Not everyone thought it was possible, but Tesla towards the end of June finally manged to manufacture 5,000 Model 3 units per week. The path towards hitting that threshold, though, was anything but easy. Initially, Tesla boasted that it would hit the 5,000 per week mark by December of 2017, a goal that the company was forced to push back a handful of times as production hurdles kept on popping up.

Explaining the cause behind a string of delays, Musk earlier this year took the blame and said that the company, at his insistence, relied too heavily upon automation.

“Yes, excessive automation at Tesla was a mistake,” Musk said via Twitter this past April. “To be precise, my mistake. Humans are underrated.”

With the 5,000/week threshold now in the books, and with Tesla now claiming that a production rate of 6,000 Model 3 units per week will be hit later this month, Tesla investors certainly have much to cheer about. Of course, it shouldn’t come as much of a surprise that not everyone is impressed by Tesla’s latest achievement.

Interestingly enough, Tesla shares traded down on Monday after the stock was downgraded to “sell” by CFRA analyst Efraim Levy who argued that Tesla won’t be able to sustain the 5,000 units per week production rate it recently achieved. In a note obtained by Marketwatch, Levy explains that the production rate isn’t “operationally or financially sustainable.” Moreover, Levy adds that Tesla’s recent announcement that Model 3 reservation holders need to fork over an additional $2,500 to secure the car “seems to be an aggressive attempt to meet otherwise difficult targets of being cash flow positive” during the September quarter.

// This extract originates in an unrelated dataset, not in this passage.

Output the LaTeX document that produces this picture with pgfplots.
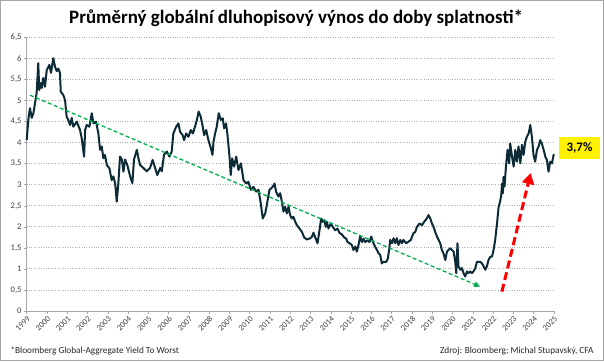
\documentclass[border=0pt]{standalone}
\usepackage{pgfplots}
\pgfplotsset{compat=1.18}
\usepackage{fontspec}
\setmainfont{Carlito}
\usetikzlibrary{arrows.meta}
\definecolor{linec}{RGB}{13,43,54}
\definecolor{gridc}{RGB}{175,175,175}
\definecolor{axc}{RGB}{166,166,166}
\definecolor{txtc}{RGB}{64,64,64}
\definecolor{grn}{RGB}{0,176,80}
\begin{document}
\begin{tikzpicture}[x=1bp,y=1bp]
\path[use as bounding box] (0,0) rectangle (604,361);
\draw[axc,line width=1bp] (0.5,0.5) rectangle (603.5,360.5);
\node[font=\fontsize{19}{22}\selectfont\bfseries] at (296,343) {Průměrný globální dluhopisový výnos do doby splatnosti*};
\node[anchor=west,font=\fontsize{9.3}{11}\selectfont,text=black!85] at (7,9.5) {*Bloomberg Global-Aggregate Yield To Worst};
\node[anchor=east,font=\fontsize{9.3}{11}\selectfont,text=black!85] at (597,9.5) {Zdroj: Bloomberg; Michal Stupavský, CFA};
\begin{axis}[
  at={(26.7bp,50bp)}, anchor=south west,
  scale only axis, width=527.3bp, height=273.5bp,
  xmin=1999, xmax=2025, ymin=0, ymax=6.5,
  axis lines*=left, axis line style={axc,line width=0.8bp},
  xtick={1999,...,2025}, ytick={0,0.5,...,6.5},
  tick align=outside, major tick length=3bp,
  tick style={axc,line width=0.6bp},
  ymajorgrids, major grid style={gridc,dotted,line width=0.9bp},
  /pgf/number format/assume math mode=true,
  /pgf/number format/use comma,
  xticklabel style={/pgf/number format/1000 sep={},rotate=45,anchor=north east,font=\fontsize{8.3}{9}\selectfont,text=txtc,inner sep=1bp},
  yticklabel style={/pgf/number format/fixed,font=\fontsize{8.6}{9}\selectfont,text=txtc,inner sep=2bp},
  clip=false,
]
\addplot[linec,line width=2bp,line join=round] table {
1999.00 4.06
1999.08 4.54
1999.16 4.82
1999.25 4.59
1999.33 4.70
1999.41 4.94
1999.49 5.18
1999.57 5.89
1999.62 5.25
1999.69 5.42
1999.74 5.30
1999.82 5.54
1999.90 5.33
1999.99 5.73
2000.12 5.85
2000.20 5.66
2000.31 6.01
2000.40 5.80
2000.48 5.70
2000.56 5.76
2000.64 5.66
2000.68 5.21
2000.81 5.13
2000.89 5.01
2000.97 4.62
2001.05 4.54
2001.14 4.42
2001.22 4.59
2001.30 4.38
2001.47 4.50
2001.63 4.30
2001.71 4.11
2001.83 3.67
2001.88 4.30
2001.96 4.42
2002.09 4.38
2002.21 4.70
2002.29 4.46
2002.42 4.50
2002.53 4.23
2002.62 3.83
2002.70 3.91
2002.78 3.63
2002.86 3.71
2002.95 3.47
2003.08 3.39
2003.19 3.11
2003.27 3.20
2003.36 3.04
2003.44 2.60
2003.52 3.04
2003.60 3.67
2003.69 3.60
2003.77 3.31
2003.85 3.60
2003.96 3.47
2004.10 3.20
2004.21 3.04
2004.29 3.60
2004.43 3.83
2004.51 3.63
2004.59 3.47
2004.75 3.40
2004.92 3.32
2005.08 3.40
2005.21 3.59
2005.33 3.40
2005.44 3.23
2005.58 3.40
2005.66 3.32
2005.77 3.71
2005.91 3.79
2006.04 3.67
2006.15 3.79
2006.23 4.22
2006.37 4.38
2006.48 4.46
2006.56 4.26
2006.69 4.18
2006.76 4.06
2006.86 4.22
2006.97 4.14
2007.09 4.30
2007.19 4.22
2007.30 4.38
2007.39 4.54
2007.48 4.74
2007.58 4.62
2007.68 4.38
2007.75 4.18
2007.85 4.30
2007.96 4.06
2008.08 3.87
2008.16 3.71
2008.21 4.02
2008.29 4.22
2008.37 4.38
2008.47 4.70
2008.57 4.54
2008.67 4.58
2008.73 4.34
2008.83 4.46
2008.90 4.18
2009.00 3.67
2009.06 3.23
2009.13 3.63
2009.23 3.43
2009.33 3.67
2009.44 3.35
2009.56 3.51
2009.69 3.11
2009.82 3.03
2009.93 3.07
2010.05 2.88
2010.18 2.95
2010.31 2.84
2010.43 2.88
2010.54 2.56
2010.64 2.20
2010.76 2.32
2010.84 2.52
2010.97 2.88
2011.13 2.95
2011.22 3.03
2011.30 2.83
2011.41 2.72
2011.50 2.80
2011.58 2.60
2011.66 2.36
2011.74 2.48
2011.83 2.32
2011.91 2.48
2011.99 2.28
2012.07 2.20
2012.15 2.24
2012.24 2.12
2012.32 2.04
2012.45 1.96
2012.57 1.88
2012.68 1.75
2012.81 1.70
2012.94 1.72
2013.06 1.76
2013.14 1.86
2013.22 1.76
2013.34 1.61
2013.44 1.93
2013.52 2.20
2013.60 2.12
2013.67 2.16
2013.75 2.00
2013.80 2.12
2013.88 1.96
2014.00 2.08
2014.09 2.00
2014.21 1.92
2014.32 1.96
2014.42 1.86
2014.54 1.82
2014.65 1.75
2014.75 1.72
2014.82 1.64
2014.92 1.61
2015.03 1.57
2015.11 1.45
2015.20 1.53
2015.28 1.41
2015.36 1.57
2015.44 1.77
2015.53 1.64
2015.61 1.72
2015.69 1.64
2015.80 1.68
2015.90 1.64
2015.99 1.77
2016.07 1.64
2016.18 1.53
2016.27 1.45
2016.35 1.37
2016.43 1.33
2016.51 1.13
2016.59 1.17
2016.73 1.17
2016.81 1.25
2016.89 1.53
2016.92 1.69
2017.01 1.61
2017.09 1.73
2017.17 1.61
2017.25 1.73
2017.33 1.57
2017.42 1.69
2017.50 1.61
2017.58 1.69
2017.71 1.61
2017.83 1.65
2017.94 1.69
2018.07 1.85
2018.16 1.88
2018.24 2.00
2018.37 2.08
2018.49 2.04
2018.60 2.12
2018.73 2.20
2018.81 2.28
2018.90 2.20
2018.98 2.08
2019.06 2.00
2019.14 1.88
2019.23 1.77
2019.31 1.69
2019.39 1.61
2019.47 1.45
2019.55 1.37
2019.64 1.21
2019.72 1.41
2019.80 1.45
2019.88 1.49
2019.97 1.45
2020.05 1.41
2020.13 1.17
2020.18 0.90
2020.24 1.61
2020.29 1.06
2020.38 0.98
2020.46 1.02
2020.54 0.90
2020.62 0.82
2020.71 0.94
2020.79 0.90
2020.87 0.94
2020.95 0.90
2021.03 0.94
2021.12 1.02
2021.20 1.17
2021.28 1.17
2021.36 1.17
2021.45 1.13
2021.53 1.06
2021.61 0.98
2021.69 1.06
2021.77 1.21
2021.86 1.29
2021.94 1.29
2022.02 1.45
2022.10 1.69
2022.19 2.08
2022.27 2.48
2022.32 2.56
2022.39 2.72
2022.44 3.03
2022.48 2.80
2022.51 3.19
2022.56 2.96
2022.63 3.43
2022.71 3.83
2022.79 3.51
2022.84 3.98
2022.93 3.67
2023.01 3.43
2023.09 3.83
2023.17 3.55
2023.25 3.91
2023.34 3.51
2023.42 3.95
2023.50 3.71
2023.58 4.02
2023.66 4.14
2023.75 4.22
2023.83 4.42
2023.91 4.14
2023.99 3.71
2024.07 3.55
2024.16 3.83
2024.24 3.91
2024.32 4.06
2024.40 3.98
2024.49 3.83
2024.57 3.67
2024.65 3.59
2024.73 3.31
2024.81 3.55
2024.90 3.51
2024.98 3.71
2025.02 3.72
};
\addplot[grn,line width=1.3bp,dash pattern=on 4bp off 2.5bp,-{Triangle[length=6bp,width=5.5bp]}] coordinates {(1999.16,5.13) (2021.36,0.58)};
\addplot[red,line width=3bp,dash pattern=on 8bp off 4bp,-{Triangle[length=11bp,width=12bp]}] coordinates {(2022.43,0.46) (2023.85,3.28)};
\end{axis}
\node[fill=yellow,minimum width=41bp,minimum height=22bp,inner sep=0pt,font=\fontsize{13}{15}\selectfont\bfseries] at (579.5,213) {3,7\%};
\end{tikzpicture}
\end{document}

Again, Tesla’s next production goal with the Model 3 is to manufacture 6,000 units per week before August hits. It’s an ambitious goal, to be sure, and whether or not Tesla can reach it will likely go a long ways to proving whether or not Tesla has finally figured out how to ramp up production in a significant manner or if the 5,000/week production rate was nothing more than a fluke.